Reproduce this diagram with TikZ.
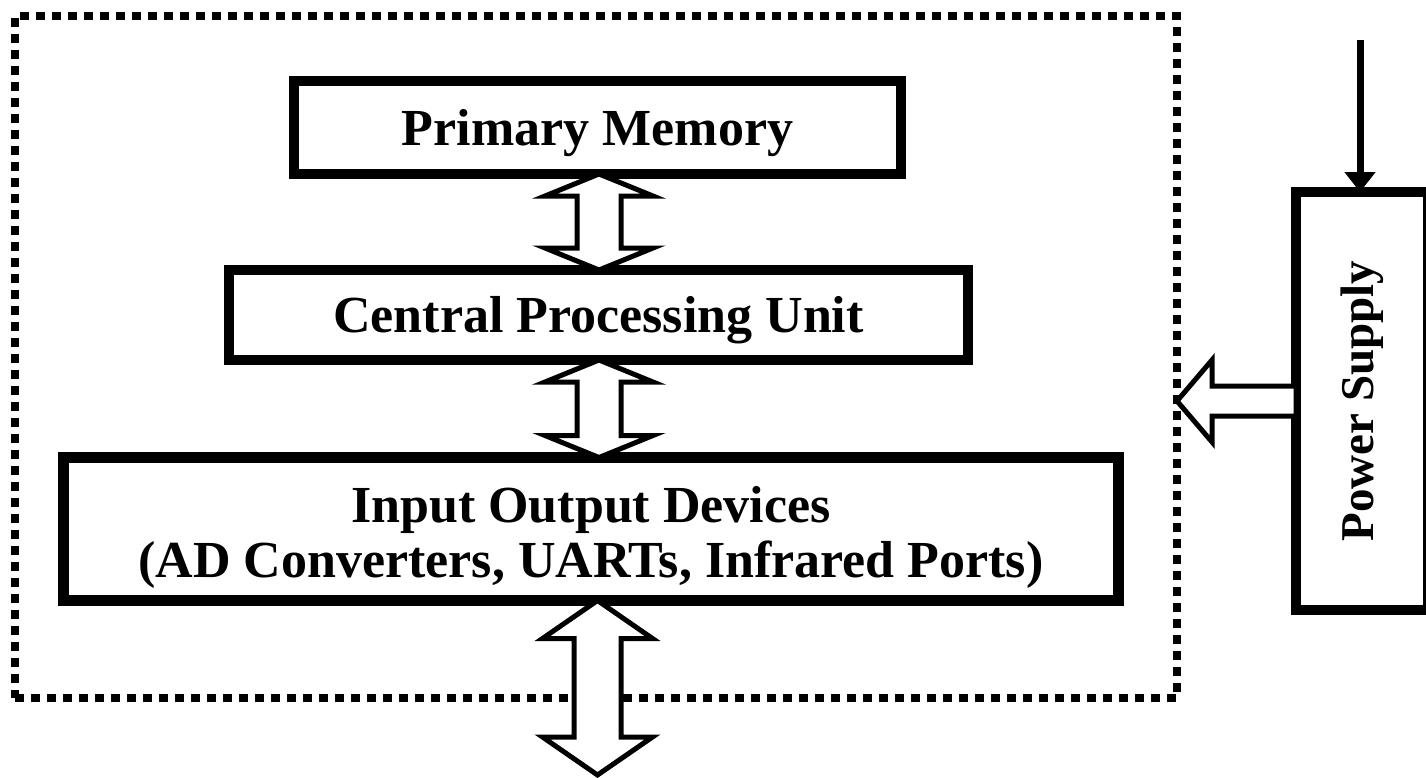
\documentclass[tikz,border=0pt]{standalone}
\usepackage{fontspec}
\usepackage{graphicx}
\setmainfont{Liberation Serif}
\usetikzlibrary{arrows.meta,calc}
\newcommand\hollowdbl[5]{%
  \draw[hollow] (#1) -- ++(#4,#3) -- ++({#5-#4},0) -- ($(#2)+(#5,-#3)$) -- ++({#4-#5},0)
    -- (#2) -- ++(-#4,-#3) -- ++({#4-#5},0) -- ($(#1)+(-#5,#3)$) -- ++({#5-#4},0) -- cycle;}
\begin{document}
\begin{tikzpicture}[x=1pt,y=-1pt,
  box/.style={draw,line width=10.5pt,inner sep=0pt,outer sep=0pt,
    font=\fontsize{52}{55}\selectfont\bfseries,align=center},
  hollow/.style={draw,line width=5pt,fill=white,line join=miter},
  frame/.style={draw,line width=8pt,dash pattern=on 9pt off 7pt,inner sep=0pt,outer sep=0pt}]
\useasboundingbox (0,0) rectangle (1426,777);
\node[frame,minimum width=1162pt,minimum height=682pt] (frame) at (596,357) {};
\node[box,minimum width=607pt,minimum height=93pt,text height=35pt,text depth=0pt] (pm) at (597.5,127.5) {Primary Memory};
\node[box,minimum width=739pt,minimum height=90pt,text height=35pt,text depth=0pt] (cpu) at (598.5,315) {Central Processing Unit};
\node[box,minimum width=1055pt,minimum height=143pt,text height=96pt,text depth=0pt] (io) at (591,529)
  {Input Output Devices\\(AD Converters, UARTs, Infrared Ports)};
\node[box,minimum width=132pt,minimum height=418pt,font=\fontsize{47}{50}\selectfont\bfseries] (ps) at (1362,401)
  {\rotatebox{90}{Power Supply}};
\coordinate (ax) at (599,0);
\coordinate (bx) at (597.5,0);
\coordinate (out) at (597.5,775);
\coordinate (pin) at (1360,40);
\coordinate (tip) at (frame.east |- ps.west);
\hollowdbl{pm.south -| ax}{cpu.north -| ax}{22}{54}{22}
\hollowdbl{cpu.south -| ax}{io.north -| ax}{22}{54}{22}
\hollowdbl{io.south -| bx}{out}{38}{55}{23.5}
\draw[hollow] (ps.west) -- ++(0,-15) -- ($(tip)+(35,-15)$) -- ++(0,-26) -- (tip)
  -- ++(35,41) -- ++(0,-26) -- ($(ps.west)+(0,15)$) -- cycle;
\draw[line width=7pt,-{Triangle[width=30pt,length=20pt]}] (pin) -- (pin |- ps.north);
\end{tikzpicture}
\end{document}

# What to work on:
Print out the whole of the material word for word, without pictures.

# Task output:
Reproduce this diagram with TikZ.
\documentclass[tikz,border=0pt]{standalone}
\usepackage{fontspec}
\usepackage{graphicx}
\setmainfont{Liberation Serif}
\usetikzlibrary{arrows.meta,calc}
\newcommand\hollowdbl[5]{%
  \draw[hollow] (#1) -- ++(#4,#3) -- ++({#5-#4},0) -- ($(#2)+(#5,-#3)$) -- ++({#4-#5},0)
    -- (#2) -- ++(-#4,-#3) -- ++({#4-#5},0) -- ($(#1)+(-#5,#3)$) -- ++({#5-#4},0) -- cycle;}
\begin{document}
\begin{tikzpicture}[x=1pt,y=-1pt,
  box/.style={draw,line width=10.5pt,inner sep=0pt,outer sep=0pt,
    font=\fontsize{52}{55}\selectfont\bfseries,align=center},
  hollow/.style={draw,line width=5pt,fill=white,line join=miter},
  frame/.style={draw,line width=8pt,dash pattern=on 9pt off 7pt,inner sep=0pt,outer sep=0pt}]
\useasboundingbox (0,0) rectangle (1426,777);
\node[frame,minimum width=1162pt,minimum height=682pt] (frame) at (596,357) {};
\node[box,minimum width=607pt,minimum height=93pt,text height=35pt,text depth=0pt] (pm) at (597.5,127.5) {Primary Memory};
\node[box,minimum width=739pt,minimum height=90pt,text height=35pt,text depth=0pt] (cpu) at (598.5,315) {Central Processing Unit};
\node[box,minimum width=1055pt,minimum height=143pt,text height=96pt,text depth=0pt] (io) at (591,529)
  {Input Output Devices\\(AD Converters, UARTs, Infrared Ports)};
\node[box,minimum width=132pt,minimum height=418pt,font=\fontsize{47}{50}\selectfont\bfseries] (ps) at (1362,401)
  {\rotatebox{90}{Power Supply}};
\coordinate (ax) at (599,0);
\coordinate (bx) at (597.5,0);
\coordinate (out) at (597.5,775);
\coordinate (pin) at (1360,40);
\coordinate (tip) at (frame.east |- ps.west);
\hollowdbl{pm.south -| ax}{cpu.north -| ax}{22}{54}{22}
\hollowdbl{cpu.south -| ax}{io.north -| ax}{22}{54}{22}
\hollowdbl{io.south -| bx}{out}{38}{55}{23.5}
\draw[hollow] (ps.west) -- ++(0,-15) -- ($(tip)+(35,-15)$) -- ++(0,-26) -- (tip)
  -- ++(35,41) -- ++(0,-26) -- ($(ps.west)+(0,15)$) -- cycle;
\draw[line width=7pt,-{Triangle[width=30pt,length=20pt]}] (pin) -- (pin |- ps.north);
\end{tikzpicture}
\end{document}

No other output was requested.